1939, “Año de la Victoria”. José María Pemán, director de la Real Academia Española, dirige una oración por el alma de los académicos fallecidos durante la guerra. No se olvida de don Miguel de Unamuno ni de don Antonio Machado, ambos proscritos, después de muertos, por un franquismo que se iniciaba durante aquellos días y al que todavía le restaba mucha sangre por derramar. Iniciaba don José María su propia reconciliación nacional, pues él, como pocos, supo recoger las palabras que dejó en herencia Manuel Azaña: Paz, piedad y perdón.

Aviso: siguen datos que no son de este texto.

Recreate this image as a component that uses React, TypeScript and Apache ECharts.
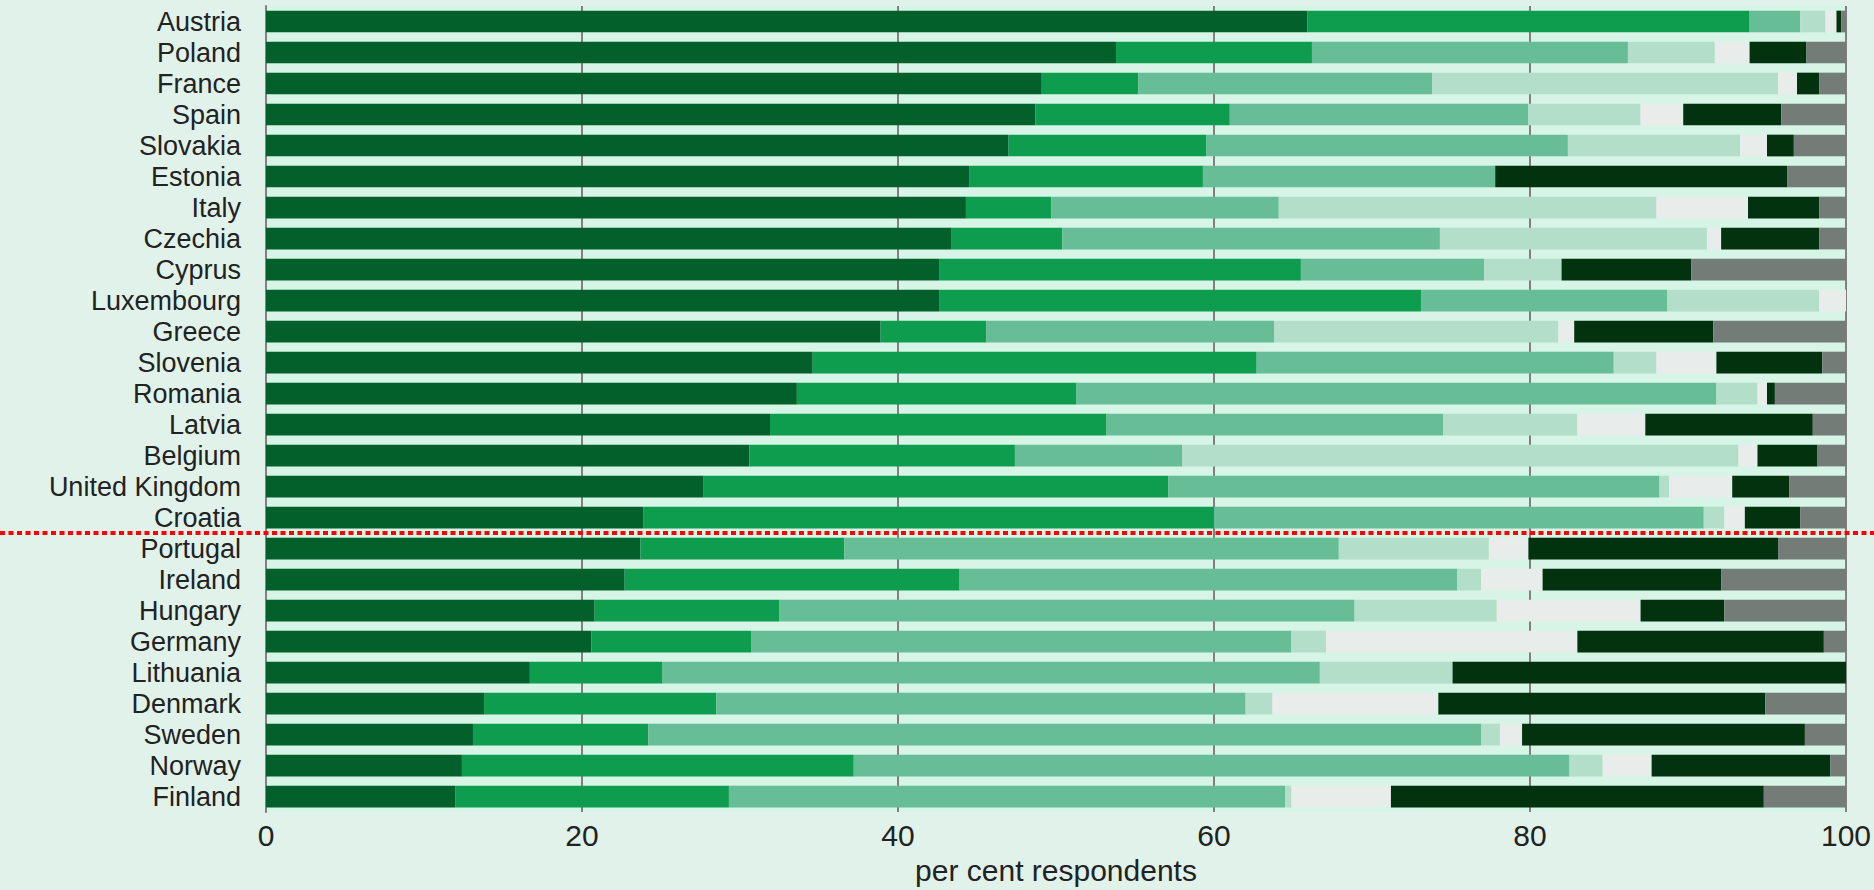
import React, { useEffect, useRef } from "react";
import * as echarts from "echarts";

const countries = [
  "Austria", "Poland", "France", "Spain", "Slovakia", "Estonia", "Italy", "Czechia", "Cyprus",
  "Luxembourg", "Greece", "Slovenia", "Romania", "Latvia", "Belgium", "United Kingdom", "Croatia",
  "Portugal", "Ireland", "Hungary", "Germany", "Lithuania", "Denmark", "Sweden", "Norway", "Finland",
];

const seg1 = [65.9, 53.8, 49.1, 48.7, 47.0, 44.5, 44.3, 43.4, 42.6, 42.6, 38.9, 34.6, 33.6, 31.9, 30.6, 27.7, 23.9, 23.7, 22.7, 20.8, 20.6, 16.7, 13.8, 13.1, 12.4, 12.0];
const seg2 = [28.0, 12.4, 6.1, 12.3, 12.5, 14.8, 5.4, 7.0, 22.9, 30.5, 6.7, 28.1, 17.7, 21.3, 16.8, 29.4, 36.1, 12.9, 21.2, 11.7, 10.1, 8.4, 14.7, 11.1, 24.8, 17.3];
const seg3 = [3.2, 20.0, 18.6, 18.9, 22.9, 18.5, 14.4, 23.9, 11.6, 15.6, 18.2, 22.6, 40.5, 21.3, 10.6, 31.1, 31.0, 31.3, 31.5, 36.4, 34.2, 41.6, 33.5, 52.7, 45.3, 35.2];
const seg4 = [1.6, 5.5, 21.9, 7.1, 10.9, 0, 23.9, 16.9, 4.9, 9.6, 18.0, 2.7, 2.6, 8.5, 35.2, 0.6, 1.3, 9.5, 1.5, 9.0, 2.2, 8.4, 1.7, 1.2, 2.1, 0.4];
const seg5 = [0.7, 2.2, 1.2, 2.7, 1.7, 0, 5.8, 0.9, 0, 1.7, 1.0, 3.8, 0.6, 4.3, 1.2, 4.0, 1.3, 2.5, 3.9, 9.1, 15.9, 0, 10.5, 1.4, 3.1, 6.3];
const seg6 = [0.3, 3.6, 1.4, 6.2, 1.7, 18.5, 4.5, 6.2, 8.2, 0, 8.8, 6.7, 0.5, 10.6, 3.8, 3.6, 3.5, 15.8, 11.3, 5.3, 15.6, 24.9, 20.7, 17.9, 11.3, 23.6];
const seg7 = [0.3, 2.5, 1.7, 4.1, 3.3, 3.7, 1.7, 1.7, 9.8, 0, 8.4, 1.5, 4.5, 2.1, 1.8, 3.6, 2.9, 4.3, 7.9, 7.7, 1.4, 0, 5.1, 2.6, 1.0, 5.2];

const segments = [seg1, seg2, seg3, seg4, seg5, seg6, seg7];
const colors = ["#04602B", "#0E9C4F", "#67BD95", "#B3DEC9", "#E8ECEA", "#03320F", "#737C77"];

const xTicks = { min: 0, max: 100, interval: 20 };
const FONT = "'Liberation Sans', Arial, Helvetica, sans-serif";

export default function App() {
  const ref = useRef<HTMLDivElement>(null);
  useEffect(() => {
    if (!ref.current) return;
    const chart = echarts.init(ref.current, undefined, { renderer: "svg" });
    chart.setOption({
      animation: false,
      backgroundColor: "#E0F2EA",
      grid: {
        left: 266,
        right: 27,
        top: 6,
        bottom: 71,
        show: true,
        backgroundColor: "#D6F5E6",
        borderWidth: 0,
      },
      xAxis: {
        type: "value",
        min: xTicks.min,
        max: xTicks.max,
        interval: xTicks.interval,
        name: "per cent respondents",
        nameLocation: "middle",
        nameGap: 44,
        nameTextStyle: { fontFamily: FONT, fontSize: 30, color: "#222", lineHeight: 24 },
        axisLine: { show: false },
        axisTick: { show: false },
        axisLabel: { fontFamily: FONT, fontSize: 30, color: "#222", margin: 10, lineHeight: 26 },
        splitLine: { show: true, lineStyle: { color: "#808080", width: 2 } },
      },
      yAxis: {
        type: "category",
        data: countries,
        inverse: true,
        axisLine: { show: true, lineStyle: { color: "#808080", width: 2 } },
        axisTick: { show: false },
        axisLabel: {
          interval: 0,
          fontFamily: FONT,
          fontSize: 27,
          lineHeight: 20,
          color: "#222",
          margin: 25,
          padding: [8, 0, 0, 0],
        },
      },
      series: segments.map((d, i) => ({
        type: "bar",
        stack: "total",
        data: d,
        barCategoryGap: "30%",
        itemStyle: { color: colors[i] },
      })),
    });
    const yA = chart.convertToPixel({ yAxisIndex: 0 }, "Croatia") as number;
    const yB = chart.convertToPixel({ yAxisIndex: 0 }, "Portugal") as number;
    const ySep = (yA + yB) / 2;
    chart.setOption({
      graphic: [
        {
          type: "line",
          z: 100,
          shape: { x1: 0, y1: ySep, x2: 1874, y2: ySep },
          style: { stroke: "#FF0000", lineWidth: 4, lineDash: [5, 3.5] },
        },
      ],
    });
    return () => chart.dispose();
  }, []);
  return (
    <div style={{ position: "fixed", left: 0, top: 0, width: 1874, height: 890, background: "#E0F2EA" }}>
      <div ref={ref} style={{ width: 1874, height: 890 }} />
    </div>
  );
}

Pero Pemán era mucho más que eso. Conocido poeta ya en los años veinte, obtuvo también gran éxito como dramaturgo, principalmente con su obra El divino impaciente, estrenada en 1933, y como articulista, uno de los mejores de la historia de España, lo que le llevó a participar activamente en la política nacional desde el reinado de Alfonso XIII hasta su muerte, en 1981.
En su obra, desde el punto de vista ideológico, se reflejan sus hondas convicciones católicas y monárquicas, que le llevaron a presidir durante varios años el Consejo Privado de don Juan de Borbón. Partidario de una monarquía de tintes liberales, a la europea, hizo constantes juegos malabares con el franquismo, siempre con su afilada pluma y, normalmente, desde sus terceras de ABC.
Francisco Umbral dejó escrito que el género genético de Pemán era el artículo “y más aún, el artículo para ABC y, más aún, para los domingos”, desde donde se burlaba del fascismo y del franquismo a la vez, desde una derecha liberal y católica. Un volteriano de derechas, como D’Ors, con mucha cultura y gracia andaluza, un De Maistre o un Claudel o un Montherlant, “uno de esos grandes derechistas franceses a quien todo el mundo reconoce el talento, aunque nadie vaya a misa”.
No hay mucha gente en España que haya escrito, como el gaditano, hasta después de muerto, pues se publicó su última tercera en ABC al día siguiente de su óbito. Como un testamento político, el artículo, publicado el 20 de julio de 1981, se tituló Apolo visita la fragua de Vulcano.
En el texto cuenta don José María cómo Franco salía un día del Teatro de las Cortes, en el cual se había celebrado una representación “político-literaria” en honor de las Cortes de Cádiz, cuando se cruzó con el alcalde de San Fernando:
―Muy bien, señor alcalde, pero convendría ir olvidándose de todo eso de las Cortes de Cádiz, que es liberalismo y está ya pasado.
Para Franco, escribía el gaditano, la cuna del liberalismo español era algo así como la fragua de Vulcano: un infierno lleno de oscuridades y herreros sudorosos. Vulcano no era un dios, sino un herrero pintado por Velázquez con premoniciones de huelgas, conflictos colectivos y reclamaciones sindicales.
Pero a pesar del dictador, la condición liberal había vuelto a España y la joven democracia de 1981 era un moderno dios Apolo que bajaba a los infiernos de Vulcano para sacar a la luz reclamaciones salariales, acritud sindical y herreros sudorosos. El Rey Juan Carlos, concluye Pemán, le ha dado la mano al pueblo de las Cortes de Cádiz y ha concluido con dos siglos de incomprensiones, de dictaduras, de pronunciamientos y de guerras civiles.
Ese mismo año, no mucho antes, por tanto, de su muerte, Rafael Alberti, que había regresado del exilio en 1977, recorría media Cádiz vestido de marinerito entrado en años, saludando al personal y disfrutando del mayor honor que otorga aquella ciudad: ser pregonero del Carnaval.
En coche de caballos, escoltado por las ninfas y por un concejal del PCE, llegó a la plaza de San Antonio, donde sería el pregón. Al bajar del escenario se topó con Pemán, que vivía en la misma plaza. Los antiguos enemigos, poetas-combatientes, se fundieron en un abrazo y charlaron amigablemente. “En poesía no hay color”, dicen que dijo Pemán.